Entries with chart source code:
--- start ---

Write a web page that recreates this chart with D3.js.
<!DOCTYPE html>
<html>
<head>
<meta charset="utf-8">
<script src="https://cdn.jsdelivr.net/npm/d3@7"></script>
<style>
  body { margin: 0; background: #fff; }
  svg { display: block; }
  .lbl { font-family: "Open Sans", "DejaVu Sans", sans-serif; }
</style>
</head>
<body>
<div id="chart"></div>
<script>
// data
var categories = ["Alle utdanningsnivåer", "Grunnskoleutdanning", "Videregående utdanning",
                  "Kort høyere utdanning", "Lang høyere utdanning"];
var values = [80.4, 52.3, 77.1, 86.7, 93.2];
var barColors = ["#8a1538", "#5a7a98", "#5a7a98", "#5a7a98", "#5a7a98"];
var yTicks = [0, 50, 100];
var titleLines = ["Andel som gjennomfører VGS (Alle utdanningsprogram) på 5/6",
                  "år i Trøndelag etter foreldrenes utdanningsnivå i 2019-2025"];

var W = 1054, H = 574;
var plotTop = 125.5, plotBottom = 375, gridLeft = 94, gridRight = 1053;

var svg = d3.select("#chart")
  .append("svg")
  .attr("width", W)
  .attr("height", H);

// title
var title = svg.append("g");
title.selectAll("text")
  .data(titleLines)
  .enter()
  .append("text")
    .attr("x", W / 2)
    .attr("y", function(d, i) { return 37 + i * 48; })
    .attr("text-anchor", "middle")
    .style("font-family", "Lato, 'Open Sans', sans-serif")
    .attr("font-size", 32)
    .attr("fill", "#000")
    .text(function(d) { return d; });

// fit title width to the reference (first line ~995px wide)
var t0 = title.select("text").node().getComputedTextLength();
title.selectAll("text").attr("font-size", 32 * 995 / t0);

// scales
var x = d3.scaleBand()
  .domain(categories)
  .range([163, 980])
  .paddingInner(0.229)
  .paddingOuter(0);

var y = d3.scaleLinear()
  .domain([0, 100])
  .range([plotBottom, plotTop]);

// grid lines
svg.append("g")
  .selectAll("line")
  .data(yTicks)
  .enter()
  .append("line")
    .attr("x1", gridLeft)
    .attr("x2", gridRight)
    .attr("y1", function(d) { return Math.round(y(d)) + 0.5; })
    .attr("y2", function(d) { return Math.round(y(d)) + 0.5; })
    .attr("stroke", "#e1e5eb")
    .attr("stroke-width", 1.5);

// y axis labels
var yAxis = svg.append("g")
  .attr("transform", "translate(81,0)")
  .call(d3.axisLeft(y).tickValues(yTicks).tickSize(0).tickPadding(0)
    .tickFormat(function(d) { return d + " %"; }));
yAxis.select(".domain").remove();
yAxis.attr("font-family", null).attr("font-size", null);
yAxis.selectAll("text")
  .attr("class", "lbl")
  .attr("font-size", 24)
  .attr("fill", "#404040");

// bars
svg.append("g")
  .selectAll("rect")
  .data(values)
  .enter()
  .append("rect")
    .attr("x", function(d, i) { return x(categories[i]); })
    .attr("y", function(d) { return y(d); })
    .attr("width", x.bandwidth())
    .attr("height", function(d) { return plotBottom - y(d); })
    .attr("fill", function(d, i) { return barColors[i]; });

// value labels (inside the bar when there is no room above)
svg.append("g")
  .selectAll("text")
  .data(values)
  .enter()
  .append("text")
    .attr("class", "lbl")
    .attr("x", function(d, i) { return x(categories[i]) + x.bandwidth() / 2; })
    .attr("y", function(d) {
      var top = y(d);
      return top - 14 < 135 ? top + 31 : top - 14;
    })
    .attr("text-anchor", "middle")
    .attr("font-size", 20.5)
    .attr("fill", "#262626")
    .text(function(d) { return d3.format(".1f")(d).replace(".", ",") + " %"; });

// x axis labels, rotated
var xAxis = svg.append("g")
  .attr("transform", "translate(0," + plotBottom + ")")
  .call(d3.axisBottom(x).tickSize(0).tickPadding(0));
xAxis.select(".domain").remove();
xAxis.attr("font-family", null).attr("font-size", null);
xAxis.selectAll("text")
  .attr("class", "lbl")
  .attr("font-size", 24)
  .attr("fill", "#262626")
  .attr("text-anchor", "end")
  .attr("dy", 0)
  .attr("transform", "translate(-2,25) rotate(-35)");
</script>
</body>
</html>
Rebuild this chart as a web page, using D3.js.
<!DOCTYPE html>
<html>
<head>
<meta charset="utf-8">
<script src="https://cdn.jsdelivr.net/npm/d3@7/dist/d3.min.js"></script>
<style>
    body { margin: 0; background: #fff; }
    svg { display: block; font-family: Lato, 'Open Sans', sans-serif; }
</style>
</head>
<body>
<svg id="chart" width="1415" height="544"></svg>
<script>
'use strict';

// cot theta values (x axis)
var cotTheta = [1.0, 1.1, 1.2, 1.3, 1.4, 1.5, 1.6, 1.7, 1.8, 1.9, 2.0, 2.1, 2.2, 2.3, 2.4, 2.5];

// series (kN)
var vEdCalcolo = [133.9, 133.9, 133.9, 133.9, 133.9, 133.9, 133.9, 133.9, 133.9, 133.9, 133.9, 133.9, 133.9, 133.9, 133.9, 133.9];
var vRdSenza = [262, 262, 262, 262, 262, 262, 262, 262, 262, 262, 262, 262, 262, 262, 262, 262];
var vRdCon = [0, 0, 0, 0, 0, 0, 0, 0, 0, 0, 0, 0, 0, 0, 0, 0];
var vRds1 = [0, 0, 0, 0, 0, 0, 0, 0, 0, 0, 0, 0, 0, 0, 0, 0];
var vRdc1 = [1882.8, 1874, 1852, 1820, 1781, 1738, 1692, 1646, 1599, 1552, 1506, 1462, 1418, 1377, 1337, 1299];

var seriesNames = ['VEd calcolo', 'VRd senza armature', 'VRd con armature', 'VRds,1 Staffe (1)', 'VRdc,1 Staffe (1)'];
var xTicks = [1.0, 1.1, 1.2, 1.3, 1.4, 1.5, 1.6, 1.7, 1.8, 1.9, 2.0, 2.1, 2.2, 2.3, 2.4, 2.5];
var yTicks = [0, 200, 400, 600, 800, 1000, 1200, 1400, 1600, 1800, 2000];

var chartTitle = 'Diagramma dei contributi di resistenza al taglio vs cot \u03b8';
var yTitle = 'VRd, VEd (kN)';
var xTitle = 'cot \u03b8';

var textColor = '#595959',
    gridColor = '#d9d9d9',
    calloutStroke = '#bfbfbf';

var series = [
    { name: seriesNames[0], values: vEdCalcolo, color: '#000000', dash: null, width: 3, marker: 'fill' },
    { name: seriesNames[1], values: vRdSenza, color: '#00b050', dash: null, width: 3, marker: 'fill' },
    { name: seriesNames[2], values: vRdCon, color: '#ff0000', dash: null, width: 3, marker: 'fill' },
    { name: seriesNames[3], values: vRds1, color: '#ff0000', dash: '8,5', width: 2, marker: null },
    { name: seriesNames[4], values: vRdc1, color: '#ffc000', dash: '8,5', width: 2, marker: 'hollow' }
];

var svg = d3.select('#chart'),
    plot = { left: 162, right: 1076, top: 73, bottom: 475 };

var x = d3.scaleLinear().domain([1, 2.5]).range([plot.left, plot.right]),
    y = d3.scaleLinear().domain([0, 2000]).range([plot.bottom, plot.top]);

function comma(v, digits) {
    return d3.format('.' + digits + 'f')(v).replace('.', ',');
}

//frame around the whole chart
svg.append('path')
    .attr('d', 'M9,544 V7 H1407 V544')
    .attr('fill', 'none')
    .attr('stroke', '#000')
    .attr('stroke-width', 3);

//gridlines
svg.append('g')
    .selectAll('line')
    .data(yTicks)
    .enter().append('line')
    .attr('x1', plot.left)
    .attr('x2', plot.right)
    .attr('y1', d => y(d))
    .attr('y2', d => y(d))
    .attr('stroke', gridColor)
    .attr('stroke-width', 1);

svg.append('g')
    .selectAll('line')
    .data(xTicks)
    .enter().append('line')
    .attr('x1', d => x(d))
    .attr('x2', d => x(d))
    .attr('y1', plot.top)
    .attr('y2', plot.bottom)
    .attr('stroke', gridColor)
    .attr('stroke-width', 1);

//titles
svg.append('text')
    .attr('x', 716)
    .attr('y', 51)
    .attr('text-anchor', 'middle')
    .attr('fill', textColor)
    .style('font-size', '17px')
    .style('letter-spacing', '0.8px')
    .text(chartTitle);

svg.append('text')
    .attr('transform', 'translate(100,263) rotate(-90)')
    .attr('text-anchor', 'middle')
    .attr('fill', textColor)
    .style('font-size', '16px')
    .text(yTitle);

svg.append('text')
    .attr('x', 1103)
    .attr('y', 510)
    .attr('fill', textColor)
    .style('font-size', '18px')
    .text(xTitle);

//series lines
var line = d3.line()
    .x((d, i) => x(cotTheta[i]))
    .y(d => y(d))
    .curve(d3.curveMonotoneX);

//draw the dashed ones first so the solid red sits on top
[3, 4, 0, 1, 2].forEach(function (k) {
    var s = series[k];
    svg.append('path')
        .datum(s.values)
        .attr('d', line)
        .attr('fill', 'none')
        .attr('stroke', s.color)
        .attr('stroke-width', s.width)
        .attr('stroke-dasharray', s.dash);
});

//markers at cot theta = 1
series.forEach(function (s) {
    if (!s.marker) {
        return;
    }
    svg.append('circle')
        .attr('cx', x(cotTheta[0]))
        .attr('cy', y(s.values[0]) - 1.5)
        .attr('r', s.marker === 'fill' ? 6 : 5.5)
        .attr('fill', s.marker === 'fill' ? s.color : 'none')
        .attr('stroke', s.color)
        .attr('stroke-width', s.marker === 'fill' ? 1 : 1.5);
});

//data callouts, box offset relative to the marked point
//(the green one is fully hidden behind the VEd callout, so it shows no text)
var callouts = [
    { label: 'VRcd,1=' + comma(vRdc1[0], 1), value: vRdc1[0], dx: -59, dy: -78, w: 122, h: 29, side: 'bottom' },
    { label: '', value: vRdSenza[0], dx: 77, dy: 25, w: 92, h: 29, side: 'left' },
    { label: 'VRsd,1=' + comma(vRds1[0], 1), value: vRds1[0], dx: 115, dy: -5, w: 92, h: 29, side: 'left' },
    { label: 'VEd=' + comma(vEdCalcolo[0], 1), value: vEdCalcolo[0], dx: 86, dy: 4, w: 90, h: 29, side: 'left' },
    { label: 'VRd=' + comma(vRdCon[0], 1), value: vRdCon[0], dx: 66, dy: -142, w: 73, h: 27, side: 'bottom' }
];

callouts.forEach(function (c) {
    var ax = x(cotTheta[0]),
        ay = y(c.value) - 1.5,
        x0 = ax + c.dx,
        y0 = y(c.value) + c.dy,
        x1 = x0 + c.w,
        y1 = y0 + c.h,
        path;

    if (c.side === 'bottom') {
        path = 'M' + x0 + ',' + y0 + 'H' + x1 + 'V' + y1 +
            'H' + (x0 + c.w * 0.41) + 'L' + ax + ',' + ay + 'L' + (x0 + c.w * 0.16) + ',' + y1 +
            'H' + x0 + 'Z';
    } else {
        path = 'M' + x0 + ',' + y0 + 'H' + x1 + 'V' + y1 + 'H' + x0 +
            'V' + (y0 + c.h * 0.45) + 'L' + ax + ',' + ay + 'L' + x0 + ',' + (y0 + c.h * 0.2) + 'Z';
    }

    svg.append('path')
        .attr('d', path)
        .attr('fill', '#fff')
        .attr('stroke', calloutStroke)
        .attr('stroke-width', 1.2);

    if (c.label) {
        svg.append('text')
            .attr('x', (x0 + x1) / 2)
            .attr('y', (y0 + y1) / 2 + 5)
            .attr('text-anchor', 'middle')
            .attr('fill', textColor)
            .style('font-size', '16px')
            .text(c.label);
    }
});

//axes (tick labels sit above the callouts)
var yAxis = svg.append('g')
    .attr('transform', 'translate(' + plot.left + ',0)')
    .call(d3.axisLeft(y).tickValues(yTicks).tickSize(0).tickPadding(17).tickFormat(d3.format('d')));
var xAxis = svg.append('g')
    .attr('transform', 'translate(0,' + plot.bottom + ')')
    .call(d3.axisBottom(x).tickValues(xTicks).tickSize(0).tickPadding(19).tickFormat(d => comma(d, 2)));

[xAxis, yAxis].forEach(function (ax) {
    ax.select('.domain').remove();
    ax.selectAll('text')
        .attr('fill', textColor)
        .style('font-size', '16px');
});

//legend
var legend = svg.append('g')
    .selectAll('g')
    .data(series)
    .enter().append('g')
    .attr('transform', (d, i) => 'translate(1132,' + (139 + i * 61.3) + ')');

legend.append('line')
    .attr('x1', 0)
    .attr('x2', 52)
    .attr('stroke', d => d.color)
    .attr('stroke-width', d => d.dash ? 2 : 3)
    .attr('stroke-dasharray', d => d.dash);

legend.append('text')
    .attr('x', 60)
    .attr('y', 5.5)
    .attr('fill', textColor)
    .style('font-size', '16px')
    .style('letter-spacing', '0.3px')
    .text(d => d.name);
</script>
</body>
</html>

--- end ---

§ Goal of the exercise
Search the data for the string "this" and copy each line where it appears.

§ Answer below
Write a web page that recreates this chart with D3.js.
Rebuild this chart as a web page, using D3.js.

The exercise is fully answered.